Rate of Effusion Calculator
Estimate how quickly two gases effuse through a small orifice based on their molar masses.
Time required for gas A to effuse a fixed amount.
Rate ratio (gas A / gas B)
1.254
Time for gas B
47.863 s
How to Use This Calculator
Gather molar masses
Use molar masses in g/mol for each gas you wish to compare.
Measure or estimate effusion time
Provide the time for gas A to effuse a fixed amount through the same opening.
Review rate ratio
The output gives the rate of gas A relative to gas B based on Graham's law.

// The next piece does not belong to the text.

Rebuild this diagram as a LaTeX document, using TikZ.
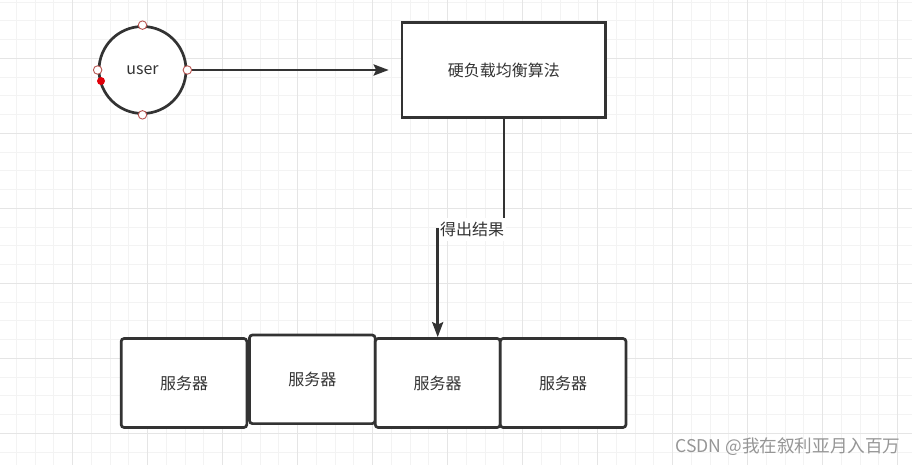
\documentclass[tikz,border=0pt]{standalone}
\usepackage{fontspec}
\newfontfamily\cjk{Noto Sans CJK SC}
\usetikzlibrary{arrows.meta}
\definecolor{ink}{RGB}{51,51,51}
\definecolor{minorgrid}{RGB}{243,243,243}
\definecolor{majorgrid}{RGB}{229,229,229}
\definecolor{portred}{RGB}{184,84,80}
\definecolor{hotred}{RGB}{224,0,10}
\definecolor{wmark}{RGB}{150,150,150}
\tikzset{
  minorline/.style={draw=minorgrid, line width=1pt},
  majorline/.style={draw=majorgrid, line width=1pt},
  txt/.style={font=\cjk\fontsize{16}{19}\selectfont, text=ink},
  usernode/.style={circle, draw=ink, line width=2.7pt, fill=white, minimum size=87pt, inner sep=0pt, txt},
  algobox/.style={rectangle, draw=ink, line width=2.7pt, fill=white, minimum width=203.7pt, minimum height=94.6pt, inner sep=0pt, txt},
  serverbox/.style={rectangle, rounded corners=3pt, draw=ink, line width=2.7pt, fill=white, minimum height=89pt, inner sep=0pt, txt},
  port/.style={circle, draw=portred, fill=white, line width=0.9pt, minimum size=8.5pt, inner sep=0pt},
  hotdot/.style={circle, fill=hotred, minimum size=8pt, inner sep=0pt},
  conn/.style={draw=ink, line width=2.8pt, -{Stealth[length=15pt,width=11pt,inset=2.5pt]}},
  edgelabel/.style={fill=white, inner sep=0pt, minimum width=67pt, minimum height=23pt, txt},
}
\begin{document}
\begin{tikzpicture}[x=1pt,y=-1pt]
  \useasboundingbox (0,0) rectangle (912,465);
  \fill[white] (0,0) rectangle (912,465);
  \begin{scope}
    \clip (0,0) rectangle (912,465);
    \foreach \i in {0,...,49} \draw[minorline] ({-2.3+18.75*\i},0) -- ({-2.3+18.75*\i},465);
    \foreach \i in {0,...,24} \draw[minorline] (0,{2.05+18.75*\i}) -- (912,{2.05+18.75*\i});
    \foreach \i in {0,...,11} \draw[majorline] ({72.7+75*\i},0) -- ({72.7+75*\i},465);
    \foreach \i in {0,...,5} \draw[majorline] (0,{58.3+75*\i}) -- (912,{58.3+75*\i});
  \end{scope}

  % nodes
  \node[usernode] (user) at (142.5,70) {user};
  \node[algobox] (algo) at (503.9,70) {硬负载均衡算法};
  \node[serverbox, minimum width=125.7pt] (s1) at (184,383) {服务器};
  \node[serverbox, minimum width=125.7pt, minimum height=88.6pt] (s2) at (312.3,379.3) {服务器};
  \node[serverbox, minimum width=125pt] (s3) at (437.7,383) {服务器};
  \node[serverbox, minimum width=125.8pt] (s4) at (563.1,383) {服务器};

  % connectors
  \draw[conn] (user.east) -- ([xshift=-12pt]algo.west);
  \draw[conn] (algo.south) -- ++(0,111) -| (s3.north);
  \node[edgelabel] (lbl) at (472,229.5) {得出结果};

  % ports on the user circle
  \node[port] (pt) at (user.north) {};
  \node[port] (pb) at (user.south) {};
  \node[port] (pl) at (user.west) {};
  \node[port] (pr) at (user.east) {};
  \node[hotdot] (hd) at (101,81) {};

  % watermark
  \node[anchor=east, inner sep=0pt, font=\cjk\fontsize{17.6}{20}\selectfont, text=wmark] (wm) at (900.7,446.7) {CSDN @我在叙利亚月入百万};
\end{tikzpicture}
\end{document}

Adjust calculations as needed
Use the time for gas B to plan experiments or compare with observed data.
Formula
rA / rB = sqrt(MB / MA)
tB = tA / (rA / rB)
MA and MB are molar masses of gas A and B. r indicates effusion rate, t effusion time for a fixed amount of gas.
Example
For nitrogen (28 g/mol) and carbon dioxide (44 g/mol), rA/rB = sqrt(44/28) about 1.25. If nitrogen takes 60 s, CO2 takes 60 / 1.25 about 48 s.
Full Description
Graham's law relates effusion rates inversely to the square root of molar mass assuming ideal gases, equal temperatures, and dilute pressure conditions.
This tool helps chemists and engineers compare gases for leak detection, isotope separation, or vacuum system design.
Frequently Asked Questions
Does temperature matter?
The law assumes both gases are at the same temperature. If temperatures differ, additional corrections are needed.
Can I compare more than two gases?
Yes. Reuse the calculator with new combinations or compute rates relative to a common reference gas.
What if the opening is large?
Graham’s law applies to molecular effusion through small orifices. Larger openings may require viscous flow analysis.
Do I need molar mass or molecular weight?
Molar mass and molecular weight (in g/mol) are interchangeable terms for this calculation.
Are real gas effects important?
At high pressures or for polar gases, deviations may occur. Use measured rates to calibrate the model if precision matters.